June 1, 2002

Do the Write Thing With Final Draft

OK. My desk is clean. Pencils are sharpened. Videotapes are arranged alphabetically. I’m ready to write.

Writing a script is hard, especially for those of us who, just as we sit down to the computer, discover a jillion other tasks to be done. Therefore, I welcome anything that makes writing easier. Last year, Final Draft, Inc., in Encino, Calif., released a program for documentary writers that really DOES make things easier: Final Draft AV (Audio/Video).

Final Draft AV doesn’t prevent procrastination, but it DOES simplify the task of writing a two-column, Audio/ Video script. Most documentary writers I know use Microsoft Word’s “table” function for writing scripts. It works just fine for me, except when the font suddenly changes for no reason, or cells appear outside of the two columns, or great gaps appear in the copy, never to be closed, or some quirky thing happens that requires my attention to formatting rather than writing—in other words, it works fine until things go wrong, which they often do. Currently I’m supervising a group of writers who are using Word for their scripts, and the results are wildly varied and almost always annoying. I find myself reformatting nearly all of the scripts.
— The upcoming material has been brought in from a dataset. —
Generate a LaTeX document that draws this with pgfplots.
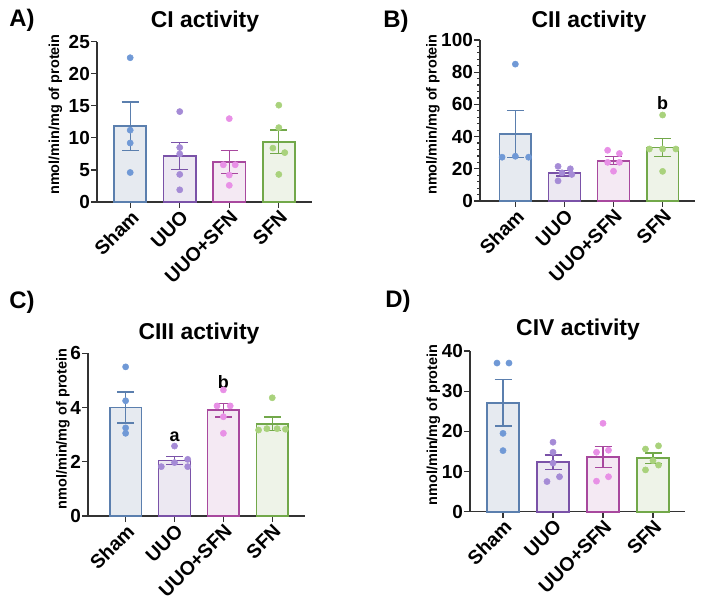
\documentclass[border=0pt]{standalone}
\usepackage{fontspec}
\setmainfont{Liberation Sans}
\usepackage{pgfplots}
\pgfplotsset{compat=1.18}
\definecolor{shamP}{HTML}{7099D6}
\definecolor{shamL}{HTML}{5B7FAE}
\definecolor{shamF}{HTML}{E6EAF0}
\definecolor{uuoP}{HTML}{A58BD6}
\definecolor{uuoL}{HTML}{7A52A8}
\definecolor{uuoF}{HTML}{ECE8F2}
\definecolor{usP}{HTML}{E890E6}
\definecolor{usL}{HTML}{A8489E}
\definecolor{usF}{HTML}{F4E9F3}
\definecolor{sfnP}{HTML}{A9D27C}
\definecolor{sfnL}{HTML}{72A84A}
\definecolor{sfnF}{HTML}{EEF3E8}
\pgfplotsset{
 panel/.style={scale only axis, axis lines=left,
   axis line style={-, line width=1.3pt, black!80},
   ymin=0, xtick={0,1,2,3}, xticklabels={Sham,UUO,UUO+SFN,SFN},
   tick align=outside, major tick length=6bp, minor tick length=3bp,
   every tick/.style={line width=1.2pt, black!80},
   ticklabel style={font=\fontsize{19}{20}\selectfont\bfseries},
   xticklabel style={rotate=45, anchor=north east, inner sep=0.5pt, font=\fontsize{19.5}{21}\selectfont\bfseries},
   yticklabel style={inner sep=1pt},
   /pgf/number format/assume math mode=true, clip=false},
 bar/.style={ybar, bar width=0.65, bar shift=0pt, draw=#1L, fill=#1F, line width=1.7pt,
   error bars/.cd, y dir=both, y explicit,
   error bar style={line width=1.3pt, #1L},
   error mark options={rotate=90, mark size=8.5bp, line width=1.3pt, #1L}},
 pts/.style={only marks, mark=*, color=#1P, mark size=3.1bp, line width=0.5pt,
   mark options={solid, draw=#1P, fill=#1P, line width=0.5pt, line join=round}},
}
\newcommand{\ttl}{\fontsize{23}{25}\selectfont\bfseries}
\newcommand{\ylab}{\fontsize{14.5}{16}\selectfont\bfseries}
\newcommand{\lett}{\fontsize{18}{20}\selectfont\bfseries}
\begin{document}
\begin{tikzpicture}
\useasboundingbox (0,0) rectangle (704bp,603bp);
% Panel labels and titles
\node[font=\fontsize{24}{26}\selectfont\bfseries] at (22bp,582.5bp) {A)};
\node[font=\fontsize{24}{26}\selectfont\bfseries] at (396bp,581.5bp) {B)};
\node[font=\fontsize{24}{26}\selectfont\bfseries] at (22bp,301bp) {C)};
\node[font=\fontsize{24}{26}\selectfont\bfseries] at (398bp,301.5bp) {D)};
\node[font=\ttl] at (205bp,581bp) {CI activity};
\node[font=\ttl] at (589bp,581bp) {CII activity};
\node[font=\ttl] at (199bp,269.5bp) {CIII activity};
\node[font=\ttl] at (578bp,273bp) {CIV activity};
\node[font=\ylab, rotate=90] at (55.5bp,488.5bp) {nmol/min/mg of protein};
\node[font=\ylab, rotate=90] at (433bp,488.5bp) {nmol/min/mg of protein};
\node[font=\ylab, rotate=90] at (63bp,174bp) {nmol/min/mg of protein};
\node[font=\ylab, rotate=90] at (433.5bp,178bp) {nmol/min/mg of protein};

% A
\begin{axis}[panel, at={(97bp,401bp)}, anchor=south west, width=215bp, height=160.3bp,
  xmin=-0.67, xmax=3.67, ymax=25, ytick={0,5,10,15,20,25}]
\addplot[bar=sham] coordinates {(0,11.8) +- (0,3.8)};
\addplot[bar=uuo] coordinates {(1,7.2) +- (0,2.1)};
\addplot[bar=us] coordinates {(2,6.2) +- (0,1.8)};
\addplot[bar=sfn] coordinates {(3,9.4) +- (0,1.85)};
\addplot[pts=sham] coordinates {(0,22.5)(0,11.2)(0,9.2)(0,4.6)};
\addplot[pts=uuo] coordinates {(1,14.1)(1,8.5)(1,7.5)(1,4.3)(1,1.9)};
\addplot[pts=us] coordinates {(2,13.0)(1.88,5.8)(2.12,5.8)(2,4.2)(2,2.6)};
\addplot[pts=sfn] coordinates {(3,15.1)(3,11.6)(2.88,8.4)(3.12,7.7)(3,4.3)};
\end{axis}

% B
\begin{axis}[panel, at={(480bp,402bp)}, anchor=south west, width=215bp, height=161bp,
  xmin=-0.72, xmax=3.66, ymax=100, ytick={0,20,40,60,80,100}, minor y tick num=4]
\addplot[bar=sham] coordinates {(0,41.5) +- (0,14.5)};
\addplot[bar=uuo] coordinates {(1,17.3) +- (0,1.8)};
\addplot[bar=us] coordinates {(2,25) +- (0,2.5)};
\addplot[bar=sfn] coordinates {(3,33.2) +- (0,5.5)};
\addplot[pts=sham] coordinates {(0,85)(-0.27,27.2)(0,27.8)(0.27,27.2)};
\addplot[pts=uuo] coordinates {(0.87,21.5)(1.12,20)(0.95,17.5)(1.15,16.5)(0.87,12.5)};
\addplot[pts=us] coordinates {(1.88,31.5)(2.12,29.5)(1.88,24)(2.12,24)(2,18.5)};
\addplot[pts=sfn] coordinates {(3,53.4)(2.73,32.3)(3,32.3)(3.27,32.3)(3,18.4)};
\node[font=\lett] at (axis cs:3,60.5) {b};
\end{axis}

% C
\begin{axis}[panel, at={(88bp,87bp)}, anchor=south west, width=217bp, height=162.7bp,
  xmin=-0.77, xmax=3.67, ymax=6, ytick={0,2,4,6}]
\addplot[bar=sham] coordinates {(0,4.0) +- (0,0.57)};
\addplot[bar=uuo] coordinates {(1,2.05) +- (0,0.15)};
\addplot[bar=us] coordinates {(2,3.9) +- (0,0.25)};
\addplot[bar=sfn] coordinates {(3,3.4) +- (0,0.25)};
\addplot[pts=sham] coordinates {(0,5.5)(0,4.25)(0,3.25)(0,3.05)};
\addplot[pts=uuo] coordinates {(1,2.58)(0.73,1.82)(1,1.97)(1.27,2.09)(1.27,1.82)};
\addplot[pts=us] coordinates {(2,4.65)(1.87,4.06)(2.14,4.06)(2,3.66)(2,3.05)};
\addplot[pts=sfn] coordinates {(3,4.36)(2.72,3.17)(2.89,3.22)(3.1,3.22)(3.27,3.2)};
\node[font=\lett] at (axis cs:1,2.93) {a};
\node[font=\lett] at (axis cs:2,4.95) {b};
\end{axis}

% D
\begin{axis}[panel, at={(470bp,91.3bp)}, anchor=south west, width=215bp, height=160.7bp,
  xmin=-0.66, xmax=3.64, ymax=40, ytick={0,10,20,30,40}]
\addplot[bar=sham] coordinates {(0,27.1) +- (0,5.8)};
\addplot[bar=uuo] coordinates {(1,12.3) +- (0,1.8)};
\addplot[bar=us] coordinates {(2,13.6) +- (0,2.6)};
\addplot[bar=sfn] coordinates {(3,13.3) +- (0,1.3)};
\addplot[pts=sham] coordinates {(-0.12,37)(0.12,37)(0,19.5)(0,15.2)};
\addplot[pts=uuo] coordinates {(1,17.3)(1,14.8)(1,12.1)(1.13,8.7)(0.88,7.5)};
\addplot[pts=us] coordinates {(2,22)(1.87,14.8)(2.11,15.3)(1.87,7.6)(2.11,8.7)};
\addplot[pts=sfn] coordinates {(3.11,16.4)(2.85,15.6)(3,12.7)(2.85,10.4)(3.11,11.6)};
\end{axis}
\end{tikzpicture}
\end{document}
With Final Draft AV, those problems appear to be a thing of the past.

Final Draft AV is a dedicated two-column script program that’s about as foolproof as it can be, while still offering enough variations to meet the needs of most documentary writers. The video and audio for each scene stay linked, and inserting a scene is as simple as hitting the tab button, cutting and pasting. Headers and footers can handle lots of information, or can be shrunk to one line for your basic title, date and page number. For those familiar with Microsoft Word, the key stoke shortcuts are identical, so navigating the page comes naturally.

There are also some ingenious defaults that can be very useful. After you’ve typed in your shot in the Video column, you tab over to the Audio column. Automatically, the first word you type is assumed to be the name of the speaker. Type in “Narrator” and it becomes NARRATOR:, conveniently underlined, capitalized and punctuated. Hit return, and begin to type the copy. It will appear in all caps, without underlining, unless you reset the defaults. Or, hit return twice, and Final Draft AV creates a parenthetical space for stage directions.

Another of my favorite built-ins is the Thesaurus. This one offers a dictionary definition of each word selected, as well as an impressive range of synonyms, antonyms and related and contrasting words.

The program has some shortcomings, but many are already slated to be addressed. One current weakness is that the user cannot personalize the default settings. I found that I wanted to change over half the default settings, which means that every time I start a new script, I have to reset the format. The suggested workaround: create a template, save it and boot up your new scripts from the template.

Another shortcoming is that Final Draft AV files can only be opened by a Final Draft AV program. If you want to send your script to someone who doesn’t have the program, you’ll need to convert the file to a Rich Text Format document. When I did that, it converted easily to Word, but I lost my headers and footers, and the pagination was slightly changed. Converting the same script back to Final Draft AV resulted in some odd formatting and lost text. However, the masterminds at Final Draft, Inc. have posted a free demo program on their website that will allow anyone to read and print a Final Draft AV document.

Speaking of the website, it’s well worth visiting if you’re thinking about buying the software, and you should certainly visit after you buy it. There are continual program updates, product information, and a “Knowledge” area for trading ideas about the software. An e-mail service is available for people with specific questions, and the answers are posted for all to see. The website is well designed, easy to navigate and informative, and it gives the impression that the Final Draft Folks know what they’re doing.

With the recent release of their other script program, Final Draft 6.0, the developers at Final Draft, Inc. are now turning their attention to improvements on Final Draft AV. Their website solicits suggestions from users, and the program designers really seem to be listening. You too can be part of the process! Check it out at www.finaldraft.com.

Final Draft AV is a very good program that looks as if it could evolve into an excellent one. It’s got the potential to become an industry standard.

System requirements:

  • Macintosh: PowerPC Mac, MacOS version 8.6 or later, 32MB of RAM, 20MB of available hard-disk space, CD-ROM drive
  • Windows: Pentium or better PC, Windows 98/NT/2000/ME/XP, 32MB of RAM, 20MB of available hard-disk space, CD-ROM drive
  • Retail: $179

 

Bob Niemack is series producer for the documentary series Medical Diary on Discovery health Channel.